__RAW RECORDS__
==*==

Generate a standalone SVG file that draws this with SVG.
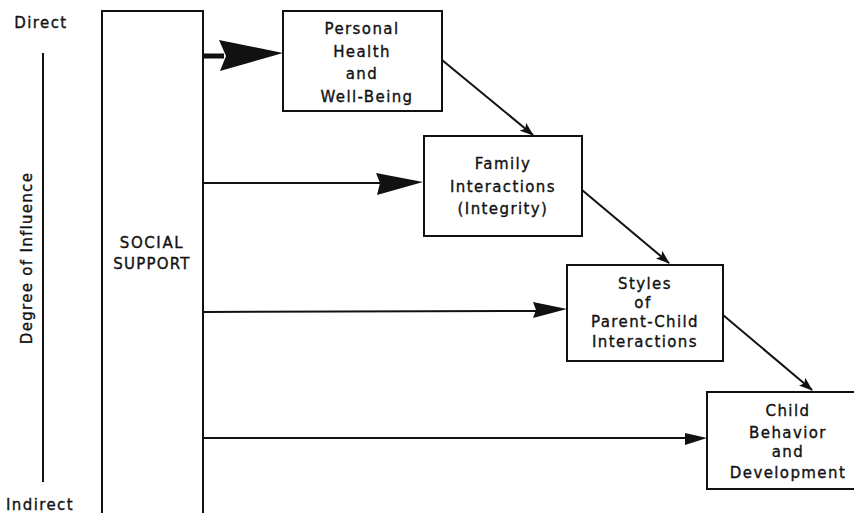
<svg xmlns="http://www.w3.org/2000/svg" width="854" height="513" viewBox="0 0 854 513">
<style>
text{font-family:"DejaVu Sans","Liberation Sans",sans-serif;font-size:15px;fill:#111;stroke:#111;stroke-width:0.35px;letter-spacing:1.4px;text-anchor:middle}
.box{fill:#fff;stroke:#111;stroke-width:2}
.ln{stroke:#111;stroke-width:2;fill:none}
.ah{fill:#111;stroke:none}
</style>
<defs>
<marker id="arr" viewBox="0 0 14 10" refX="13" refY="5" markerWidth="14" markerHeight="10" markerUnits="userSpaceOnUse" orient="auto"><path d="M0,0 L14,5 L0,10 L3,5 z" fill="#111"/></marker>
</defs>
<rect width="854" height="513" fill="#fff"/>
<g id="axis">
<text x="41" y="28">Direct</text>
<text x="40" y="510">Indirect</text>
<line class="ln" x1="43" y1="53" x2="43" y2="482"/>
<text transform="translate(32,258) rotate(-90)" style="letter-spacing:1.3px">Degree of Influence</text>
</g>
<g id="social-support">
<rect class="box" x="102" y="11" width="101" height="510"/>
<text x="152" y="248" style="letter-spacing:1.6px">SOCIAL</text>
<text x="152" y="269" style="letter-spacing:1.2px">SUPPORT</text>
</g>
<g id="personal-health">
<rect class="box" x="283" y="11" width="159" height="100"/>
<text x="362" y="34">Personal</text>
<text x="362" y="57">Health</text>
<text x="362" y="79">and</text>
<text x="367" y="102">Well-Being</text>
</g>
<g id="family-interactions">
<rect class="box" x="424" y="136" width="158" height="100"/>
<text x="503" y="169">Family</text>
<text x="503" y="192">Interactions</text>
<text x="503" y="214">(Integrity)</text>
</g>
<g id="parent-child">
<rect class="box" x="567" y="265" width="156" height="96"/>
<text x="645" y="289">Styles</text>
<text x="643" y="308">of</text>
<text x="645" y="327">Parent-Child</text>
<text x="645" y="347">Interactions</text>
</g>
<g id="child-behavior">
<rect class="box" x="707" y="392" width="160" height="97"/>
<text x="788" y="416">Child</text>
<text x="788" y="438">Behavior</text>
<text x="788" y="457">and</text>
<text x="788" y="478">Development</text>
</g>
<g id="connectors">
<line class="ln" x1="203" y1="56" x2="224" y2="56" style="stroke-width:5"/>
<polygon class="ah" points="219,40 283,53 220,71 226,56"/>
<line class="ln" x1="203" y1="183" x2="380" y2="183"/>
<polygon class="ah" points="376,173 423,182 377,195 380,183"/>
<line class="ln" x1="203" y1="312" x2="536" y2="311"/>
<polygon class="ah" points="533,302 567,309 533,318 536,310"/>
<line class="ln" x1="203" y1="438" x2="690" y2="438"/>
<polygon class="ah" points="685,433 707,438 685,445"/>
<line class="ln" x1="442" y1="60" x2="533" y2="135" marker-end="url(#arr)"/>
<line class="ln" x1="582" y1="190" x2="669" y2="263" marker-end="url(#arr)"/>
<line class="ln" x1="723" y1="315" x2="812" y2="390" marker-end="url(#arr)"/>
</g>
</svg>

==*==

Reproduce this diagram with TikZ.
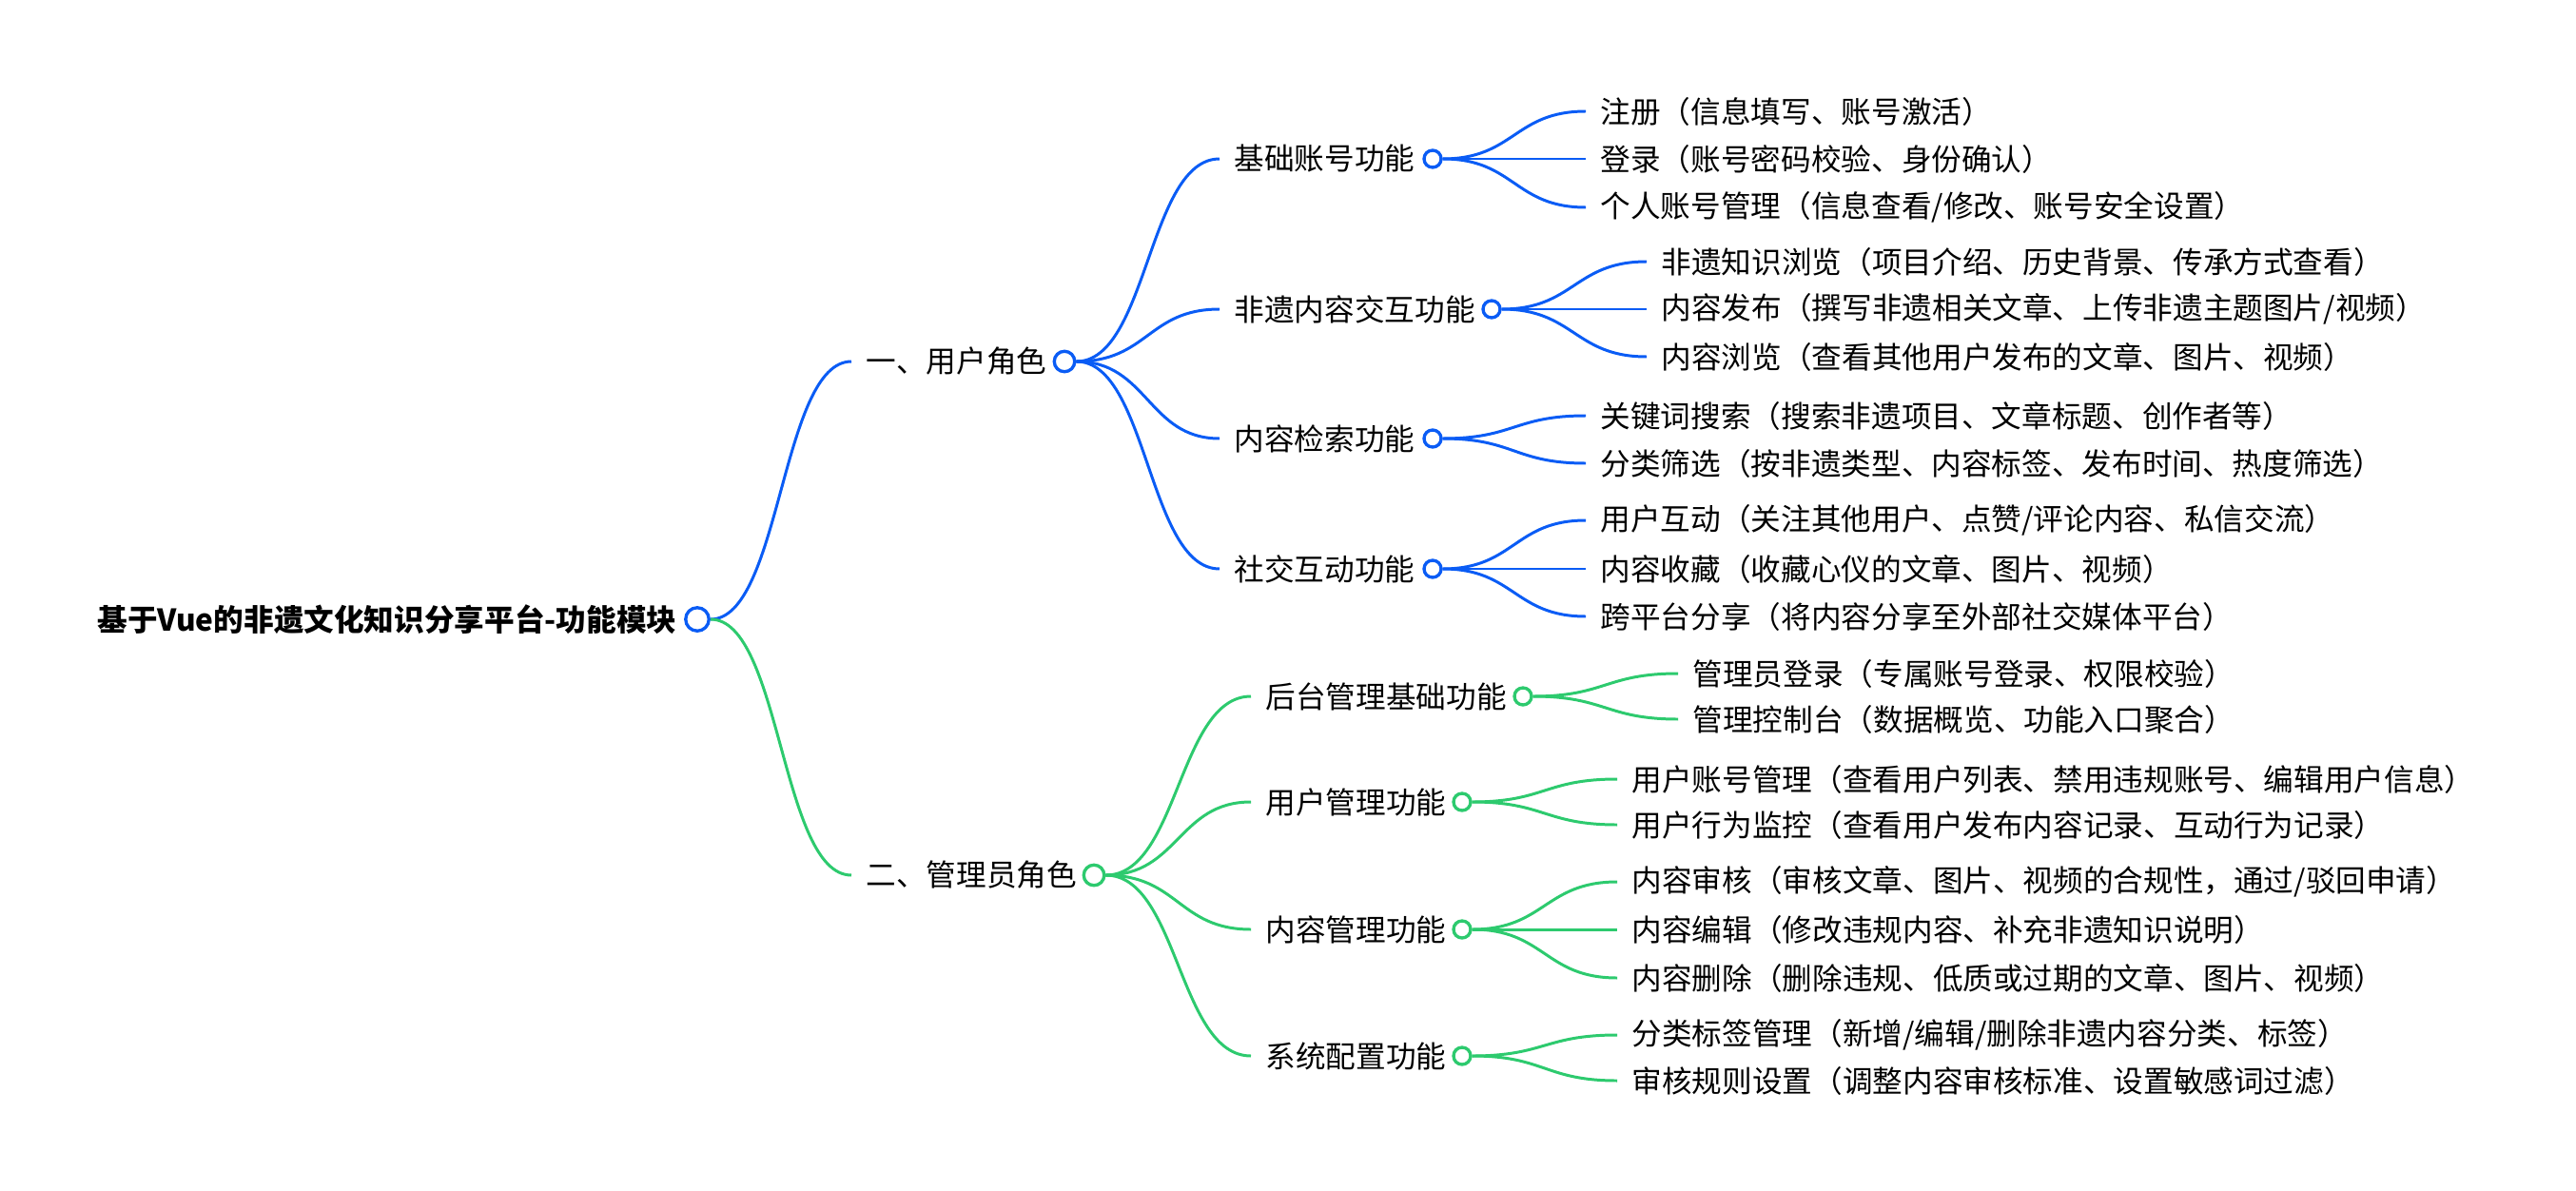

==*==

__TASK OBJECTIVE__
Tally how many lines in the material above hold the word "with". Write only that number.

__RESPONSE__
2